What's it like to play with athletes from all over the world? I think it's really cool, because you get friends who live everywhere around the world. Most college athletes don't get the chance to play in a team with so much diversity as ours. Sometimes it's a problem with the communication on the field, but overall it's a fantastic experience.

How did you hear about Plymouth?

I got to know about Plymouth State through an organization back home that helps athletes that want to combine school and sports. The owner of the organization, Joakim Frisk, went to Plymouth and suggested that I should look into it. Here we are, four years later.
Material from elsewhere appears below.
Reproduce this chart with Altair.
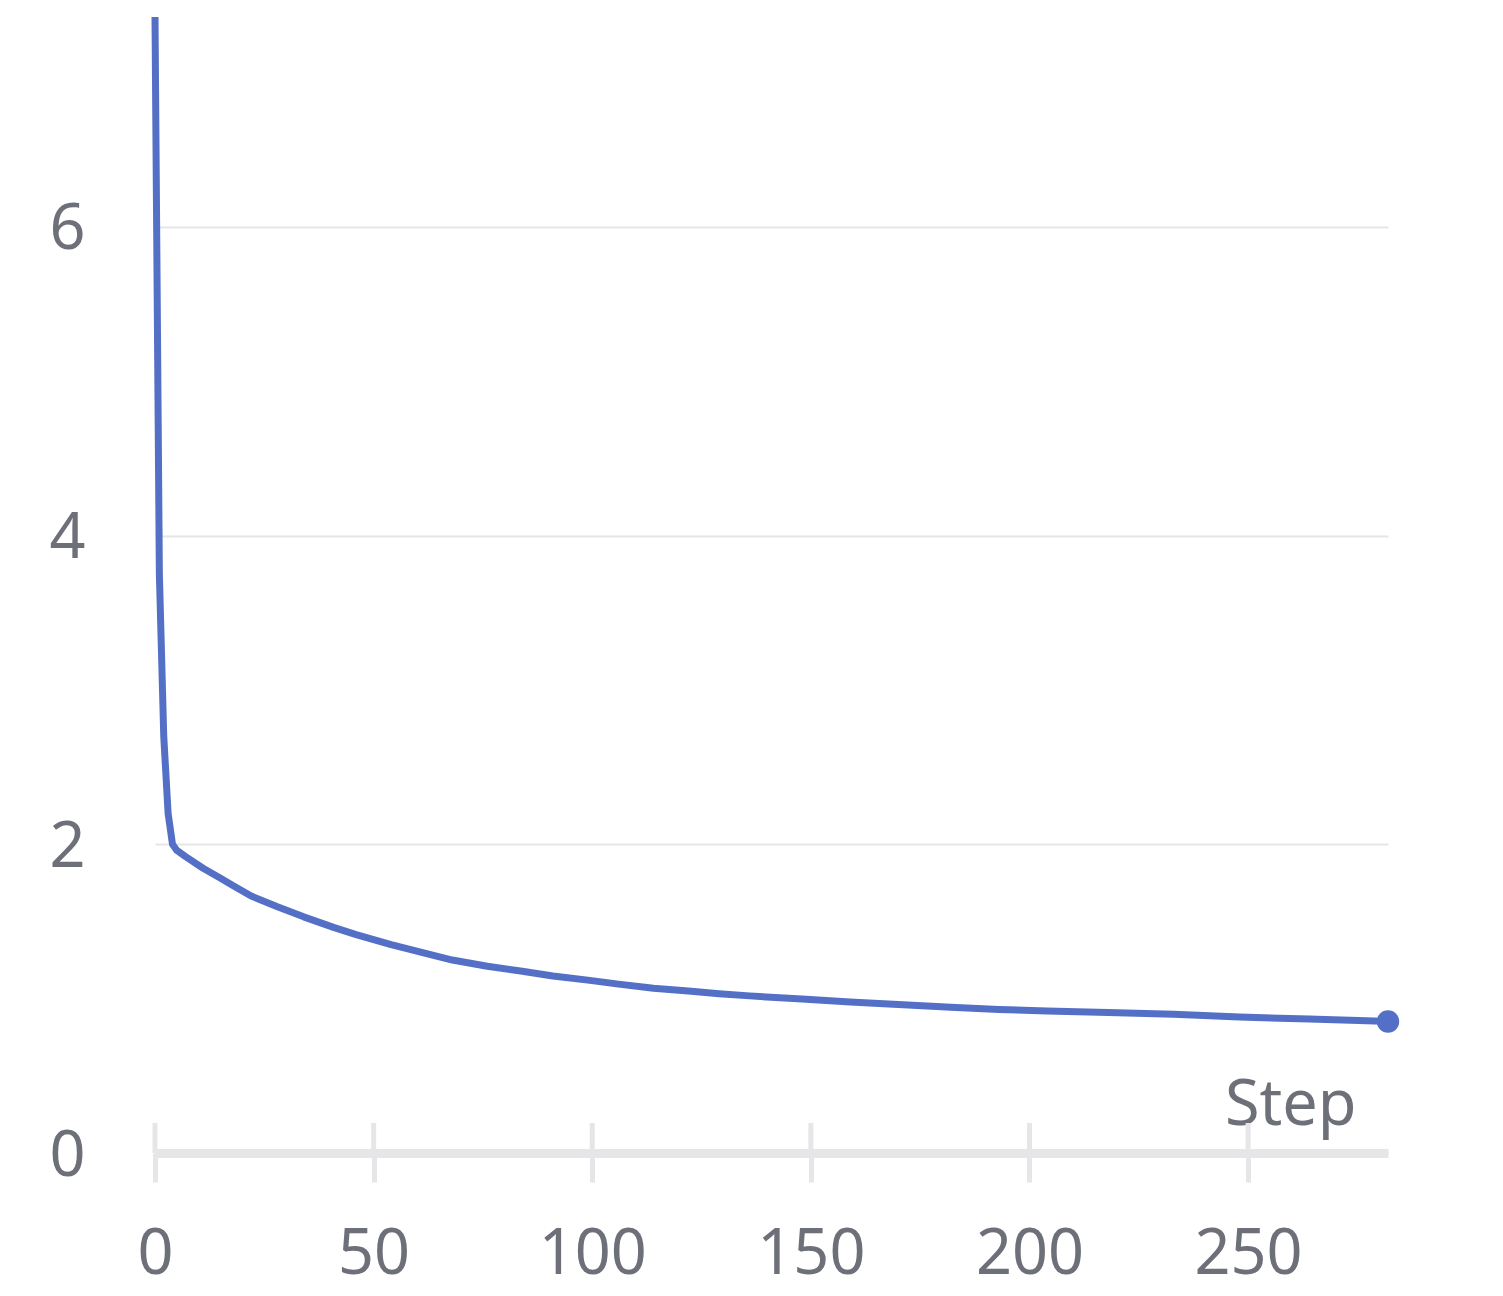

What's the biggest difference between Stockholm and Pl ymouth?

The biggest difference between Stockholm and Plymouth is the size. Stockholm is the biggest city in Sweden so it was a big change to move to Plymouth that is so much smaller. But, being so close to the mountains and be able to hike and ski is amazing.

With an early end to your collegiate career, what did college soccer teach you?

College soccer taught me to never take anything for granted, and that hard work pays off. You never know how long your collegiate career will be; if you stay healthy and fit, you can play all four years, but an unlucky injury can end your career earlier then expected. That's why it's important to work hard each day to be as successful as possible.

Where do you see yourself in five years?

I think that in five years I will hopefully have a good job within marketing, and that I referee soccer on a professional level. I want to get to do what I love, and enjoy life to the fullest.

What would you tell a recruit to convince them to come to PSU?

What I have told recruits, and will continue to tell them, is that if they want a good college experience, love to be in the nature, play sports and develop life-long friendships, they should they pick Plymouth State.

How will you spend the rest of your time in New Hampshire?

I will spend the rest of my time in New Hampshire with my friends, and hopefully get to ski and hike a lot once I recover from my injury. I want to try to enjoy my last two semesters of college.